> _INSTRUCTIONS TO FOLLOW_
Examine each line of the data. Copy those that contain the string "with".
************
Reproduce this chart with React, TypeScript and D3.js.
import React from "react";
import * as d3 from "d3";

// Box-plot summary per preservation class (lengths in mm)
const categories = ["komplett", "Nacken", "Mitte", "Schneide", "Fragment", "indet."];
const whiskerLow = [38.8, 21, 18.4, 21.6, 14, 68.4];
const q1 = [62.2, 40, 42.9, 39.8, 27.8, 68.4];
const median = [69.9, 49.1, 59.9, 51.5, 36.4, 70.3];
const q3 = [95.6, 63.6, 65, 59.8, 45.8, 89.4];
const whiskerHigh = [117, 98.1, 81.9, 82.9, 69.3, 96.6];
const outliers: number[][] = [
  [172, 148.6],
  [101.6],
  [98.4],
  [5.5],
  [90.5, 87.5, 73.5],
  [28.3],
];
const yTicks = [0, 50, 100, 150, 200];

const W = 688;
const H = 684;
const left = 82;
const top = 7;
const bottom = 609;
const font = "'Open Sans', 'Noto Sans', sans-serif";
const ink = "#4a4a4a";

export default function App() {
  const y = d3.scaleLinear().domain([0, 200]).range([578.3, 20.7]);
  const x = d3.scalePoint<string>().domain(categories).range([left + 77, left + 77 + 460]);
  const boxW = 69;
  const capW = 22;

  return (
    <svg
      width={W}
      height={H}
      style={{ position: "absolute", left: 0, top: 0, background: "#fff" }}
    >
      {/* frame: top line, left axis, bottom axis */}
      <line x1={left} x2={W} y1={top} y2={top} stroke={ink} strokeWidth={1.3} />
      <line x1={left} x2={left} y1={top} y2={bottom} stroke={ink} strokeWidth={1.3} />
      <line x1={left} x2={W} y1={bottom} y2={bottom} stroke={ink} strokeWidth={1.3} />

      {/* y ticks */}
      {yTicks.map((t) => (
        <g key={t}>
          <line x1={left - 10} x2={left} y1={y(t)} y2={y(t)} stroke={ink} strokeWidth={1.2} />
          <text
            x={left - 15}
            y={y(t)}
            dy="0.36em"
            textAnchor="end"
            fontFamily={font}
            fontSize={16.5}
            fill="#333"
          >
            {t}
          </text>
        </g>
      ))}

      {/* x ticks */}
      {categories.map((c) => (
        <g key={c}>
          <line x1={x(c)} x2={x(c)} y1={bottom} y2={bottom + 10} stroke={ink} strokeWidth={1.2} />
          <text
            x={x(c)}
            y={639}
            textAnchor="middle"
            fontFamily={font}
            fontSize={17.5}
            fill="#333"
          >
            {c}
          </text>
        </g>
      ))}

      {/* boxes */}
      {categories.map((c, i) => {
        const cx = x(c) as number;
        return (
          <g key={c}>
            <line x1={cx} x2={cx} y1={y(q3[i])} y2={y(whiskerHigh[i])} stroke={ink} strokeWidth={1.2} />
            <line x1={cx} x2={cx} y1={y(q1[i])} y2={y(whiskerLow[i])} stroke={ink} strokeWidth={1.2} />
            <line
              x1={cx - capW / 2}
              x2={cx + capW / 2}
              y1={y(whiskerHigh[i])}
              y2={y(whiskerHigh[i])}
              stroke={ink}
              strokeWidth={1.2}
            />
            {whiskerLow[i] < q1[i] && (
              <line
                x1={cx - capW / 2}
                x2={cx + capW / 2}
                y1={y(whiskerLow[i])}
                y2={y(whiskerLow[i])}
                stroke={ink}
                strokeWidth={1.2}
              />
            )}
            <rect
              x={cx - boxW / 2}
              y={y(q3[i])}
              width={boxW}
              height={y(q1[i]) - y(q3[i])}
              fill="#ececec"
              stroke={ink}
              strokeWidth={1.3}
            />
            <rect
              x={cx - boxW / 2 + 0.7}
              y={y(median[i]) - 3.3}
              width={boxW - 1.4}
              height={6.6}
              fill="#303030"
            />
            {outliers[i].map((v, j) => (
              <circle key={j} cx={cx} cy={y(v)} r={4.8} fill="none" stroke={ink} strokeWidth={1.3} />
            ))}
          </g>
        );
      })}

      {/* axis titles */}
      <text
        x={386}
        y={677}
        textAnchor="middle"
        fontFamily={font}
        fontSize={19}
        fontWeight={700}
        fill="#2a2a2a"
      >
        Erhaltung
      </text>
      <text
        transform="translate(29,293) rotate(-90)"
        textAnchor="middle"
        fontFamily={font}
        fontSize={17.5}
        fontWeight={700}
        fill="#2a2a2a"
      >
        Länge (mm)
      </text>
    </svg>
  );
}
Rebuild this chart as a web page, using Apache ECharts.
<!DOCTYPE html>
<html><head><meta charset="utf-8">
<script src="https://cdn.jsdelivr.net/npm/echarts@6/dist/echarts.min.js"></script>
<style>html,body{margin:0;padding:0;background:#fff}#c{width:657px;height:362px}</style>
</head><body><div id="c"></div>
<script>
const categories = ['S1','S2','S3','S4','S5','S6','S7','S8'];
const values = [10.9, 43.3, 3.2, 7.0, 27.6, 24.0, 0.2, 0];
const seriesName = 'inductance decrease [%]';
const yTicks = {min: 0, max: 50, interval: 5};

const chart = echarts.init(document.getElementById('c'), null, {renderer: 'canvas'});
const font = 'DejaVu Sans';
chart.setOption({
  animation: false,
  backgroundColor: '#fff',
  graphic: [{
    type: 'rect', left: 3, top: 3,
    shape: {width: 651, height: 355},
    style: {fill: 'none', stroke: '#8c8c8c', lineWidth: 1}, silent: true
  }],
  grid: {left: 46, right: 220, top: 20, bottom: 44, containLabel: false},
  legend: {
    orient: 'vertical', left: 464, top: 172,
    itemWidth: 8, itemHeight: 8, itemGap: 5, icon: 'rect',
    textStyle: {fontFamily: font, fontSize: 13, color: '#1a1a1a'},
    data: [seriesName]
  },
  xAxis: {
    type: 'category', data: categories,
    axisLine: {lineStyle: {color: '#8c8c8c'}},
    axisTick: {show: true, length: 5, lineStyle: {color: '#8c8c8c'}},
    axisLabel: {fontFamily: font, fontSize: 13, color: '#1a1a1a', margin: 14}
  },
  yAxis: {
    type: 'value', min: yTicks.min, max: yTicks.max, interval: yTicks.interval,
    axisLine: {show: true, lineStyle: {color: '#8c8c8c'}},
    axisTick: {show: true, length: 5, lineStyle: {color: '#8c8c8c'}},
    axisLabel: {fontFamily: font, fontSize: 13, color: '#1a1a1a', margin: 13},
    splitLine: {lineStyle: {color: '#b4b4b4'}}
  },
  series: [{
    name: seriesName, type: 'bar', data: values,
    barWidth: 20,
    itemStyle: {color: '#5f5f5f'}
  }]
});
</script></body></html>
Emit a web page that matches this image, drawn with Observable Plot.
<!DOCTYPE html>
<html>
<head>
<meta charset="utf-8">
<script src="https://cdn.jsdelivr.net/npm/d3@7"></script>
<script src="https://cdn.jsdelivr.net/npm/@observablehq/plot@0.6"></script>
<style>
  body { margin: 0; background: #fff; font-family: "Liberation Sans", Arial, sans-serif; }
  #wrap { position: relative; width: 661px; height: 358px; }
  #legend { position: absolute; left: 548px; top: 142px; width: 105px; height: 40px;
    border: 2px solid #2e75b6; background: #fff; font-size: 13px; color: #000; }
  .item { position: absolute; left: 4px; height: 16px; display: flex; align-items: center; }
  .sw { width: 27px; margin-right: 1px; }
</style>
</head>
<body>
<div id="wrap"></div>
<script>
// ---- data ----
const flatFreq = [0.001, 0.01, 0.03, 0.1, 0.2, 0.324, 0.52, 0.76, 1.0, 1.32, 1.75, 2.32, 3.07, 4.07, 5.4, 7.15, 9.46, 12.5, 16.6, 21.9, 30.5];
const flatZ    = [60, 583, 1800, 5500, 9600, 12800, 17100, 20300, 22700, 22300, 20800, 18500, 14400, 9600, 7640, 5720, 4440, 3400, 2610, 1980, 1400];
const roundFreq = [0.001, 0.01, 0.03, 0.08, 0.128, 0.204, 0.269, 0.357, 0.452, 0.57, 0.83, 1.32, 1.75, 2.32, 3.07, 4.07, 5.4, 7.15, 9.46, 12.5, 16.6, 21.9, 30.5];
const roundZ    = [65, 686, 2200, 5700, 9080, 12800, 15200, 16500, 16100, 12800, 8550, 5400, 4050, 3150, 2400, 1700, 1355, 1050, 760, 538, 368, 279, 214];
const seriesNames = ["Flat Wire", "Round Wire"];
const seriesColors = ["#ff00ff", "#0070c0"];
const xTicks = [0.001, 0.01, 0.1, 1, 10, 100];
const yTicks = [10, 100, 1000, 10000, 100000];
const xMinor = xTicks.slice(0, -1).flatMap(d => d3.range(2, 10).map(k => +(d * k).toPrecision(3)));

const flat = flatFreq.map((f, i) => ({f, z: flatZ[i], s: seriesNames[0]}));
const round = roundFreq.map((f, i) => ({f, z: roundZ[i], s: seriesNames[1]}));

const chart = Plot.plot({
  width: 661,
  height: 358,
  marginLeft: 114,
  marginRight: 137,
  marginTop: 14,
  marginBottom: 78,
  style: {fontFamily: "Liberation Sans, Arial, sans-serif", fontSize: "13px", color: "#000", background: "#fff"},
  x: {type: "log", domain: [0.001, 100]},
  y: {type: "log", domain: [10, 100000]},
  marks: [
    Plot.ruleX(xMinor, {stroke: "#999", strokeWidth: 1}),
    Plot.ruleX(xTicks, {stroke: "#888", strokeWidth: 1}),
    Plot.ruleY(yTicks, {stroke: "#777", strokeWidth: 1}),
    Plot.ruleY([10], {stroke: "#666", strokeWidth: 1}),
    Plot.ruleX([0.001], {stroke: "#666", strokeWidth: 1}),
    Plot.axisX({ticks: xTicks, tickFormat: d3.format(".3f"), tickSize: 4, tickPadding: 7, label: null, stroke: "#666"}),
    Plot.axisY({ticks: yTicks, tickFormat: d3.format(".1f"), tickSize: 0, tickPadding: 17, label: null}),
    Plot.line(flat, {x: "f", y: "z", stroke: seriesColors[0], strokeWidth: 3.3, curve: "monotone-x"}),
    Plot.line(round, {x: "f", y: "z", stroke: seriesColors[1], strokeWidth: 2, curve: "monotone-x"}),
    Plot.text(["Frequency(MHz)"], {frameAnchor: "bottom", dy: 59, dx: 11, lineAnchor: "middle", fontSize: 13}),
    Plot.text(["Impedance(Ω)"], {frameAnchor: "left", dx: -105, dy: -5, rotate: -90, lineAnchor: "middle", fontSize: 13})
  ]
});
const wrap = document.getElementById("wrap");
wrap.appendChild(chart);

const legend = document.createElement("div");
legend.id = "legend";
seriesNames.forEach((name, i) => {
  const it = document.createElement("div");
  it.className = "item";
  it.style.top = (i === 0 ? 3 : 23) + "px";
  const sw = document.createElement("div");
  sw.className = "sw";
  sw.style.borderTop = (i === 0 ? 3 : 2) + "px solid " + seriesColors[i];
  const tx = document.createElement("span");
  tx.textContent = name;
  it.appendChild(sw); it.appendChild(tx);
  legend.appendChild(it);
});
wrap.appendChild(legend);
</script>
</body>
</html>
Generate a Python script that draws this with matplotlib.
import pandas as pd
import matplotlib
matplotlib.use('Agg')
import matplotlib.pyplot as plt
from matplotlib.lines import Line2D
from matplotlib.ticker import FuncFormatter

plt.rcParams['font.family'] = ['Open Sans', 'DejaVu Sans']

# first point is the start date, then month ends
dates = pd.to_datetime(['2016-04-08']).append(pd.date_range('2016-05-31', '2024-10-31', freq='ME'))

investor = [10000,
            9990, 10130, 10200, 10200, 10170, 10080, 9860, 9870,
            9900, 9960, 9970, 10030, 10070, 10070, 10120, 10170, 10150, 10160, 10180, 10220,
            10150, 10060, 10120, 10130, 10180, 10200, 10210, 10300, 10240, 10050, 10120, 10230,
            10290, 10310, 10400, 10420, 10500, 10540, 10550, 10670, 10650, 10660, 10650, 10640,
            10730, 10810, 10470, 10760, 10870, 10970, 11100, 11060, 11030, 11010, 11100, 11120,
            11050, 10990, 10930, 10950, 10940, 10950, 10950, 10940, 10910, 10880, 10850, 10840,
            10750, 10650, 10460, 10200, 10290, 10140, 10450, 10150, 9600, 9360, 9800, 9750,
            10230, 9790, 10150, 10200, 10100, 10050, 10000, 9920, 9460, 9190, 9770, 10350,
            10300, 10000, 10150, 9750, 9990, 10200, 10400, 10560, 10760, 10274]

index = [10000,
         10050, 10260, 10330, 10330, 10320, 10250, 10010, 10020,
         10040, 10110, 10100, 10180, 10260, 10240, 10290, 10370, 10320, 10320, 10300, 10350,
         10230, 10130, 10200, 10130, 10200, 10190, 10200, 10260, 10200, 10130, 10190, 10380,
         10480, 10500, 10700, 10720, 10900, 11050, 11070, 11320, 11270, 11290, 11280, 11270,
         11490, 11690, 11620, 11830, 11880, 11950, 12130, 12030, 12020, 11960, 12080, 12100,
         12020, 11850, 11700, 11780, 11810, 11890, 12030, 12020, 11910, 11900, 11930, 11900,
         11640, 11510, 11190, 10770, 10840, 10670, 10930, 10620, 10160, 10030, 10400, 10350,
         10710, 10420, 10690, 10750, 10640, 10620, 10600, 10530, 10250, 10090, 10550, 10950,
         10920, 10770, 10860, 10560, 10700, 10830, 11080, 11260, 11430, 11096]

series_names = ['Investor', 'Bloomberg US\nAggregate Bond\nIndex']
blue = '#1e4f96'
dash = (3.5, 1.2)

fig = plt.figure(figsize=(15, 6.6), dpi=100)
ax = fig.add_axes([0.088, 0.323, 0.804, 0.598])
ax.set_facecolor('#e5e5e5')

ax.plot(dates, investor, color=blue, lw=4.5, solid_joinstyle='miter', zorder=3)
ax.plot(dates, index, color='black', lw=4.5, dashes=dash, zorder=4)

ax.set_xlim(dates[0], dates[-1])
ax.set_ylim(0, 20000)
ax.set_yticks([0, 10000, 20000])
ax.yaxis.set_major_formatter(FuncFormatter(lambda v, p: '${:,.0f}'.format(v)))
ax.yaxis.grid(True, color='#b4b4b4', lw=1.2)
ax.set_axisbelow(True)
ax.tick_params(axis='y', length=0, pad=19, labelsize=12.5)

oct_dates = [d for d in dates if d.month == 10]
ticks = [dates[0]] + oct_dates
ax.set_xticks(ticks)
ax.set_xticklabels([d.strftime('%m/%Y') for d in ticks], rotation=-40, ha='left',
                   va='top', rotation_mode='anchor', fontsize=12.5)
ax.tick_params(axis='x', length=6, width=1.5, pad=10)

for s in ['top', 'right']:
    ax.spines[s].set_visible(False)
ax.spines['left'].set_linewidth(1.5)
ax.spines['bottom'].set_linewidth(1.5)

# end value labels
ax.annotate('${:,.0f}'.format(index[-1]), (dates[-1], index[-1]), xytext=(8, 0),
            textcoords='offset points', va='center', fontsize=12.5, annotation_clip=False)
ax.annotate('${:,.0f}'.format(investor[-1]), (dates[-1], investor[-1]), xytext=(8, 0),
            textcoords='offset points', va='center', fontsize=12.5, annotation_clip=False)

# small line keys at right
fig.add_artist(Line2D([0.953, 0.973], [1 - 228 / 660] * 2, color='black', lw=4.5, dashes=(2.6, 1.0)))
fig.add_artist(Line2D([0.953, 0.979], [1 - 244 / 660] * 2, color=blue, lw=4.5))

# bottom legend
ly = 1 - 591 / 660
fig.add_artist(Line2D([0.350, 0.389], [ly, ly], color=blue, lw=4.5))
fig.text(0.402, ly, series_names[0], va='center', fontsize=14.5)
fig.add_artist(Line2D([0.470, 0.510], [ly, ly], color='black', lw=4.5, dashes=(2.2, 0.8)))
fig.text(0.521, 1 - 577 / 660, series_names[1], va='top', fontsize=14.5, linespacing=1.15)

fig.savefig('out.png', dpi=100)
************
> _TASK ANSWER_
Reproduce this chart with React, TypeScript and D3.js.
Emit a web page that matches this image, drawn with Observable Plot.
Generate a Python script that draws this with matplotlib.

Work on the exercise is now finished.